What are you waiting for?
There is nothing worse than having to wait. It drives me mad…
When I’m expecting a parcel to be delivered, I just can’t settle. I’m up and down from my desk to the front window in some strange attempt to speed up the delivery van by looking out for it. Half expecting it to be on the road outside the moment I look out the window. Of course, just because I’m desperate for the thing I’ve ordered to arrive, the ‘all day’ delivery always comes at the end of the day, just to spite me.
I also can’t stand waiting in a queue, especially when the kids are there. Kids have no ability whatsoever to wait in a queue without tormenting each other, fighting, bumping into the person queueing in front of us, or just being plain annoying. Kids are a nightmare when it comes to waiting in a queue.
I love the story in 1 Kings 18 where there had been no rain for three years because the Israelites had turned away from God and were worshipping false idols. The effects of the three-year drought were devastating.
In the third year, God speaks to Elijah and tells him to go and present himself to Ahab and that He would send rain.
So, Elijah invites Ahab and the false prophets of Baal and Asherah onto Mount Carmel, and through this crazy act of each of the prophets offering a sacrifice to his own God, Elijah proves that his God is the one and only true God.

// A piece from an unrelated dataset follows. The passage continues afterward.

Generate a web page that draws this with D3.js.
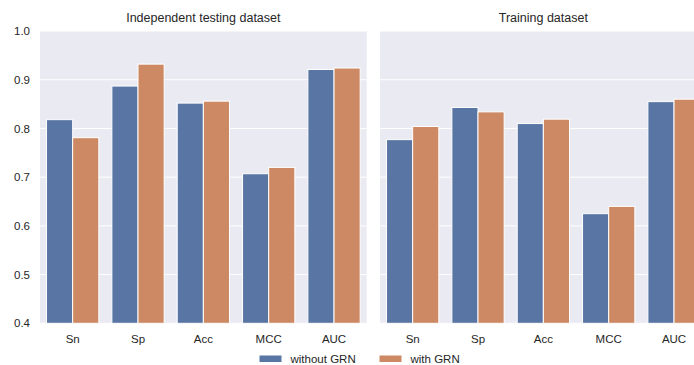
<!DOCTYPE html>
<html>
<head>
<meta charset="utf-8">
<script src="https://cdn.jsdelivr.net/npm/d3@7"></script>
<style>
  html, body { margin: 0; padding: 0; background: #ffffff; }
  svg { display: block; }
  text { font-family: "Liberation Sans", Arial, sans-serif; fill: #262626; }
</style>
</head>
<body>
<svg id="chart" width="694" height="365"></svg>
<script>
// Metric names along the x axis
const metrics = ["Sn", "Sp", "Acc", "MCC", "AUC"];
// Series shown in each panel
const seriesNames = ["without GRN", "with GRN"];
// Panel titles
const panelTitles = ["Independent testing dataset", "Training dataset"];
// Scores on the independent testing set
const testingWithout = [0.818, 0.887, 0.852, 0.707, 0.921];
const testingWith    = [0.781, 0.932, 0.856, 0.720, 0.924];
// Scores on the training set
const trainingWithout = [0.777, 0.843, 0.810, 0.625, 0.855];
const trainingWith    = [0.804, 0.834, 0.819, 0.640, 0.860];
// Y axis ticks
const yTicks = [0.4, 0.5, 0.6, 0.7, 0.8, 0.9, 1.0];

const panels = [
  { title: panelTitles[0], values: [testingWithout, testingWith] },
  { title: panelTitles[1], values: [trainingWithout, trainingWith] }
];

const colors = { "without GRN": "#5975a4", "with GRN": "#cc8963" };

const svg = d3.select("#chart");
const panelW = 326.7, panelTop = 31, panelBottom = 323.3, panelGap = 13.3, left0 = 40;

const y = d3.scaleLinear().domain([0.4, 1.0]).range([panelBottom, panelTop]);

panels.forEach((p, pi) => {
  const x0 = left0 + pi * (panelW + panelGap);
  const g = svg.append("g").attr("transform", `translate(${x0},0)`);

  const x = d3.scaleBand().domain(metrics).range([0, panelW])
    .paddingInner(0.2).paddingOuter(0.1);
  const xs = d3.scaleBand().domain(seriesNames).range([0, x.bandwidth()]);

  // plot background
  g.append("rect").attr("x", 0).attr("y", panelTop)
    .attr("width", panelW).attr("height", panelBottom - panelTop)
    .attr("fill", "#eaeaf2");

  // horizontal grid
  g.selectAll("line.grid").data(yTicks).join("line")
    .attr("class", "grid")
    .attr("x1", 0).attr("x2", panelW)
    .attr("y1", d => y(d)).attr("y2", d => y(d))
    .attr("stroke", "#ffffff").attr("stroke-width", 1);

  // bars
  const rows = [];
  seriesNames.forEach((s, si) => {
    metrics.forEach((m, mi) => rows.push({ s, m, v: p.values[si][mi] }));
  });
  g.selectAll("rect.bar").data(rows).join("rect")
    .attr("class", "bar")
    .attr("x", d => x(d.m) + xs(d.s))
    .attr("width", xs.bandwidth())
    .attr("y", d => y(d.v))
    .attr("height", d => y(0.4) - y(d.v))
    .attr("fill", d => colors[d.s])
    .attr("stroke", "#ffffff").attr("stroke-width", 1);

  // panel title
  g.append("text")
    .attr("x", panelW / 2).attr("y", 22)
    .attr("text-anchor", "middle").attr("font-size", 12.5)
    .text(p.title);

  // x axis labels
  const xAxis = d3.axisBottom(x).tickSize(0).tickPadding(0);
  const ax = g.append("g").attr("transform", `translate(0,${panelBottom})`).call(xAxis);
  ax.select(".domain").remove();
  ax.selectAll("text")
    .attr("y", 19.5).attr("dy", 0)
    .attr("font-size", 11.5).attr("fill", "#262626")
    .style("font-family", '"Liberation Sans", Arial, sans-serif');

  // y axis labels on the first panel only
  if (pi === 0) {
    const yAxis = d3.axisLeft(y).tickValues(yTicks).tickFormat(d3.format(".1f"))
      .tickSize(0).tickPadding(10);
    const ay = g.append("g").call(yAxis);
    ay.select(".domain").remove();
    ay.selectAll("text")
      .attr("font-size", 11.5).attr("fill", "#262626")
      .style("font-family", '"Liberation Sans", Arial, sans-serif');
  }
});

// legend
const legendItems = [
  { name: seriesNames[0], x: 259.5 },
  { name: seriesNames[1], x: 379.5 }
];
const lg = svg.append("g");
legendItems.forEach(it => {
  lg.append("rect").attr("x", it.x).attr("y", 355.5)
    .attr("width", 22).attr("height", 6.5)
    .attr("fill", colors[it.name]);
  lg.append("text").attr("x", it.x + 31).attr("y", 362.5)
    .attr("font-size", 11.5).text(it.name);
});
</script>
</body>
</html>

Elijah took twelve stones, one for each of the tribes descended from Jacob, to whom the word of the Lord had come, saying, “Your name shall be Israel.” With the stones, he built an altar in the name of the Lord, and he dug a trench around it large enough to hold two seahs of seed. He arranged the wood, cut the bull into pieces and laid it on the wood. Then he said to them, “Fill four large jars with water and pour it on the offering and on the wood.”
“Do it again,” he said, and they did it again.
“Do it a third time,” he ordered, and they did it the third time. The water ran down around the altar and even filled the trench.
At the time of sacrifice, the prophet Elijah stepped forward and prayed: “Lord, the God of Abraham, Isaac and Israel, let it be known today that you are God in Israel and that I am your servant and have done all these things at your command. Answer me, Lord, answer me, so these people will know that you, Lord, are God, and that you are turning their hearts back again.”
Then the fire of the Lord fell and burned up the sacrifice, the wood, the stones and the soil, and also licked up the water in the trench.
1 Kings 18:31-38
I love the fact that Elijah saturated the offering with water, the most precious of commodity in a time of drought, to prove beyond doubt that God was real.
So, as was customary in the Old Testament, the result for the false prophets was bleak. They were all brought down into the valley and slaughtered. Brutal!
Elijah sent Ahab off, saying, “Go, eat and drink, for there is the sound of a heavy rain”, and then returned to the top of the mountain with his servant to pray.
He sends off his servant to look for signs of the rain that God had promised but there was no sign whatsoever. But Elijah knew that God had promised rain. He stood firm on that promise and continued to pray while he waited for the rain to come. He sent his servant to look for signs of the rain seven times in all and, on the seventh time, the servant came back saying,
“A cloud as small as a man’s hand is rising from the sea.”
The rain that followed was absolutely torrential, and the three-year drought was over.
Over the years, I have learned that God doesn’t change his mind. He is a faithful God who has an incredible plan for each and every one of us. A promise is a promise, but there is often a process that we have to go through, and if we hear His voice and are obedient to the process, then the rain will come.
ARE YOU WAITING FOR SOMETHING THAT GOD HAS PROMISED YOU?
All you need to do is pray, hear His voice, be obedient and the rain will come. And when it comes, it’s not going to be a short shower, it's going to be torrential.
Keep praying, keep waiting, for the sound of heavy rain will come.